** START OF Dataset extract **

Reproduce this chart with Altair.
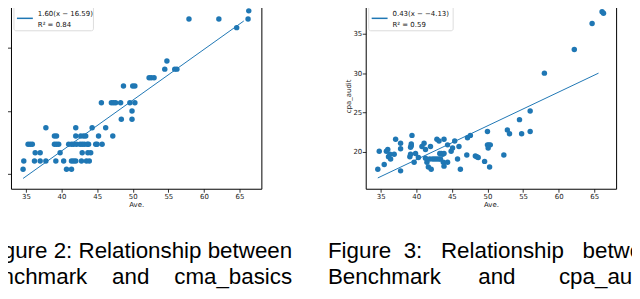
import altair as alt
import pandas as pd

# ---------------- data ----------------
# Left panel (Ave. vs cma_basics): cma_basics takes discrete levels
cma_levels = [31.6, 34.2, 36.8, 39.5, 42.1, 44.7, 47.4, 50.0, 52.6, 57.9, 60.5, 63.2, 65.8, 76.3, 79.0, 81.6]
cma_ave_by_level = [
    [34.6, 40.7, 41.4],
    [34.7, 36.2, 37.0, 37.8, 39.2, 40.3, 41.4, 41.7, 42.0, 42.8, 43.5, 43.9],
    [36.3, 37.0, 39.8, 42.9, 43.7, 44.1],
    [35.3, 35.6, 35.9, 39.0, 39.3, 39.6, 41.0, 41.4, 41.7, 42.1, 42.6, 42.9, 43.2, 43.6, 43.8, 44.8, 45.0, 45.7],
    [39.0, 39.3, 42.0, 42.7, 43.1, 43.4, 45.2, 47.2],
    [37.8, 42.0, 44.3, 46.2],
    [48.4, 49.9],
    [49.9],
    [45.6, 47.0, 47.3, 47.6, 48.3, 49.6, 50.3],
    [48.7, 50.0, 50.3],
    [52.3, 52.6, 53.0],
    [54.5, 55.9, 56.2],
    [54.8],
    [64.6],
    [57.9, 62.1, 66.2],
    [66.3],
]

# Right panel (Ave. vs cpa_audit)
cpa_ave = [34.6, 34.8, 35.5, 35.8, 36.0, 36.1, 36.3, 36.4, 36.9, 37.1, 37.8, 37.8, 37.8,
           39.1, 39.2, 39.3, 39.2, 39.3, 39.4, 39.9, 39.7, 40.3, 40.8, 41.1, 41.3, 41.3,
           41.5, 41.7, 42.0, 41.9, 42.3, 42.6, 42.9, 43.2, 43.4, 42.1, 42.9, 43.2, 43.3,
           43.5, 43.7, 43.9, 43.8, 43.9, 43.9, 44.4, 44.4, 44.9, 45.1, 45.4, 45.8, 46.0,
           46.2, 47.2, 47.6, 47.1, 48.3, 48.5, 48.7, 49.6, 50.0, 50.0, 50.2, 50.4, 50.1,
           50.3, 52.3, 52.8, 53.1, 54.5, 54.8, 56.0, 56.0, 58.0, 62.2, 64.7, 66.1, 66.3]
cpa_score = [17.8, 20.1, 18.4, 20.1, 20.3, 19.4, 19.7, 19.1, 19.7, 21.6, 21.1, 20.4, 17.6,
             19.4, 19.7, 20.8, 20.6, 21.0, 22.1, 19.8, 18.7, 19.3, 20.7, 21.1, 20.3, 19.2,
             18.7, 18.1, 20.7, 19.1, 19.1, 19.1, 19.1, 19.1, 19.1, 17.8, 21.6, 21.4, 19.8,
             19.8, 19.7, 19.8, 18.7, 21.6, 18.2, 20.9, 18.7, 20.1, 20.5, 21.4, 19.1, 20.7,
             17.8, 21.8, 22.1, 19.6, 19.5, 19.4, 19.3, 18.8, 22.6, 20.9, 20.9, 20.9, 20.5,
             18.1, 19.6, 22.8, 22.3, 24.1, 22.3, 25.2, 22.6, 30.0, 33.0, 36.3, 37.8, 37.6]

# fitted lines (end points)
fit_ave = [34.6, 65.6]
cma_fit = [28.7, 78.4]
cpa_fit = [16.7, 30.0]

x_ticks = [35, 40, 45, 50, 55, 60, 65]
cma_ticks = [30, 40, 50, 60, 70, 80]
cpa_ticks = [20, 25, 30, 35]

cma_legend = ["1.60(x \u2212 16.59)", "R\u00b2 = 0.84"]
cpa_legend = ["0.43(x \u2212 \u22124.13)", "R\u00b2 = 0.59"]

NB = "\u00a0"
cap_left = ["Figure 2: Relationship between",
            "Benchmark" + NB * 4 + "and" + NB * 4 + "cma_basics"]
cap_right = ["Figure" + NB + " 3:" + NB * 2 + " Relationship" + NB * 2 + " between",
             "Benchmark" + NB * 6 + "and" + NB * 7 + "cpa_audit"]

# ---------------- chart ----------------
W, H = 252, 187
BLUE = "#1f77b4"
FONT = "DejaVu Sans"
CAP_FONT = "Liberation Sans"
CAP_SIZE = 22.5

cma_rows = [(a, lv) for lv, aves in zip(cma_levels, cma_ave_by_level) for a in aves]
cma_df = pd.DataFrame(cma_rows, columns=["Ave", "score"])
cpa_df = pd.DataFrame({"Ave": cpa_ave, "score": cpa_score})
one = pd.DataFrame({"k": [0]})


def panel(df, fit_y, y_dom, y_vals, y_title, legend, box_w, captions, cap_x, cap_align, ext):
    xs = alt.Scale(domain=[32.9, 68.07], nice=False, zero=False)
    ys = alt.Scale(domain=y_dom, nice=False, zero=False)
    xax = alt.Axis(values=x_ticks, title="Ave.", format="d")
    if y_title:
        yax = alt.Axis(values=y_vals, title=y_title, format="d")
    else:
        yax = alt.Axis(values=y_vals, title=None, format="d")
    # invisible frame that fixes the panel's layout bounds
    frame = alt.Chart(one).mark_rect(opacity=0, strokeWidth=0).encode(
        x=alt.value(ext[0]), x2=alt.value(ext[1]), y=alt.value(-20), y2=alt.value(320)
    )
    pts = alt.Chart(df).mark_circle(size=30, color=BLUE, opacity=1).encode(
        x=alt.X("Ave:Q", scale=xs, axis=xax),
        y=alt.Y("score:Q", scale=ys, axis=yax),
    )
    fit = alt.Chart(pd.DataFrame({"Ave": fit_ave, "score": fit_y})).mark_line(
        color=BLUE, strokeWidth=1
    ).encode(x="Ave:Q", y="score:Q")
    box = alt.Chart(one).mark_rect(
        fill="white", stroke="#d0d0d0", strokeWidth=0.8, cornerRadius=2, opacity=0.9
    ).encode(x=alt.value(3), x2=alt.value(3 + box_w), y=alt.value(2), y2=alt.value(28))
    sample = alt.Chart(one).mark_rule(color=BLUE, strokeWidth=1.5).encode(
        x=alt.value(6), x2=alt.value(22), y=alt.value(15.5)
    )
    lt1 = alt.Chart(one).mark_text(
        text=legend[0], align="left", baseline="middle", font=FONT, fontSize=7, color="#111"
    ).encode(x=alt.value(27), y=alt.value(11))
    lt2 = alt.Chart(one).mark_text(
        text=legend[1], align="left", baseline="middle", font=FONT, fontSize=7, color="#111"
    ).encode(x=alt.value(27), y=alt.value(22))
    c1 = alt.Chart(one).mark_text(
        text=captions[0], align=cap_align, baseline="alphabetic", font=CAP_FONT,
        fontSize=CAP_SIZE, color="#000"
    ).encode(x=alt.value(cap_x), y=alt.value(257))
    c2 = alt.Chart(one).mark_text(
        text=captions[1], align=cap_align, baseline="alphabetic", font=CAP_FONT,
        fontSize=CAP_SIZE, color="#000"
    ).encode(x=alt.value(cap_x), y=alt.value(283))
    return alt.layer(frame, pts, fit, box, sample, lt1, lt2, c1, c2).properties(width=W, height=H)


left = panel(cma_df, cma_fit, [25.45, 84.1], cma_ticks, None, cma_legend, 80,
             cap_left, 283, "right", (-50, 285))
right = panel(cpa_df, cpa_fit, [15.33, 38.91], cpa_ticks, "cpa_audit", cpa_legend, 85,
              cap_right, -38, "left", (-60, 320))

chart = alt.hconcat(left, right, spacing=10).properties(
    padding={"left": -48, "top": -27, "right": -53, "bottom": -34}
).configure_axis(
    domain=False, grid=False, tickColor="#000", tickSize=3.5, tickWidth=0.8,
    labelFont=FONT, labelFontSize=7, labelColor="#222", labelPadding=0.5,
    titleFont=FONT, titleFontSize=7, titleFontWeight="normal", titleColor="#222", titlePadding=1,
).configure_view(stroke="#000", strokeWidth=1)

chart.save("out.html", embed_options={"renderer": "svg", "actions": False})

** END OF Dataset extract **

## What you will do
Begin at the top of the material above and output each line exactly, stopping after the line that holds "cpa_ticks = [20, 25, 30, 35]". Leave out pictures.

## Output
Reproduce this chart with Altair.
import altair as alt
import pandas as pd

# ---------------- data ----------------
# Left panel (Ave. vs cma_basics): cma_basics takes discrete levels
cma_levels = [31.6, 34.2, 36.8, 39.5, 42.1, 44.7, 47.4, 50.0, 52.6, 57.9, 60.5, 63.2, 65.8, 76.3, 79.0, 81.6]
cma_ave_by_level = [
    [34.6, 40.7, 41.4],
    [34.7, 36.2, 37.0, 37.8, 39.2, 40.3, 41.4, 41.7, 42.0, 42.8, 43.5, 43.9],
    [36.3, 37.0, 39.8, 42.9, 43.7, 44.1],
    [35.3, 35.6, 35.9, 39.0, 39.3, 39.6, 41.0, 41.4, 41.7, 42.1, 42.6, 42.9, 43.2, 43.6, 43.8, 44.8, 45.0, 45.7],
    [39.0, 39.3, 42.0, 42.7, 43.1, 43.4, 45.2, 47.2],
    [37.8, 42.0, 44.3, 46.2],
    [48.4, 49.9],
    [49.9],
    [45.6, 47.0, 47.3, 47.6, 48.3, 49.6, 50.3],
    [48.7, 50.0, 50.3],
    [52.3, 52.6, 53.0],
    [54.5, 55.9, 56.2],
    [54.8],
    [64.6],
    [57.9, 62.1, 66.2],
    [66.3],
]

# Right panel (Ave. vs cpa_audit)
cpa_ave = [34.6, 34.8, 35.5, 35.8, 36.0, 36.1, 36.3, 36.4, 36.9, 37.1, 37.8, 37.8, 37.8,
           39.1, 39.2, 39.3, 39.2, 39.3, 39.4, 39.9, 39.7, 40.3, 40.8, 41.1, 41.3, 41.3,
           41.5, 41.7, 42.0, 41.9, 42.3, 42.6, 42.9, 43.2, 43.4, 42.1, 42.9, 43.2, 43.3,
           43.5, 43.7, 43.9, 43.8, 43.9, 43.9, 44.4, 44.4, 44.9, 45.1, 45.4, 45.8, 46.0,
           46.2, 47.2, 47.6, 47.1, 48.3, 48.5, 48.7, 49.6, 50.0, 50.0, 50.2, 50.4, 50.1,
           50.3, 52.3, 52.8, 53.1, 54.5, 54.8, 56.0, 56.0, 58.0, 62.2, 64.7, 66.1, 66.3]
cpa_score = [17.8, 20.1, 18.4, 20.1, 20.3, 19.4, 19.7, 19.1, 19.7, 21.6, 21.1, 20.4, 17.6,
             19.4, 19.7, 20.8, 20.6, 21.0, 22.1, 19.8, 18.7, 19.3, 20.7, 21.1, 20.3, 19.2,
             18.7, 18.1, 20.7, 19.1, 19.1, 19.1, 19.1, 19.1, 19.1, 17.8, 21.6, 21.4, 19.8,
             19.8, 19.7, 19.8, 18.7, 21.6, 18.2, 20.9, 18.7, 20.1, 20.5, 21.4, 19.1, 20.7,
             17.8, 21.8, 22.1, 19.6, 19.5, 19.4, 19.3, 18.8, 22.6, 20.9, 20.9, 20.9, 20.5,
             18.1, 19.6, 22.8, 22.3, 24.1, 22.3, 25.2, 22.6, 30.0, 33.0, 36.3, 37.8, 37.6]

# fitted lines (end points)
fit_ave = [34.6, 65.6]
cma_fit = [28.7, 78.4]
cpa_fit = [16.7, 30.0]

x_ticks = [35, 40, 45, 50, 55, 60, 65]
cma_ticks = [30, 40, 50, 60, 70, 80]
cpa_ticks = [20, 25, 30, 35]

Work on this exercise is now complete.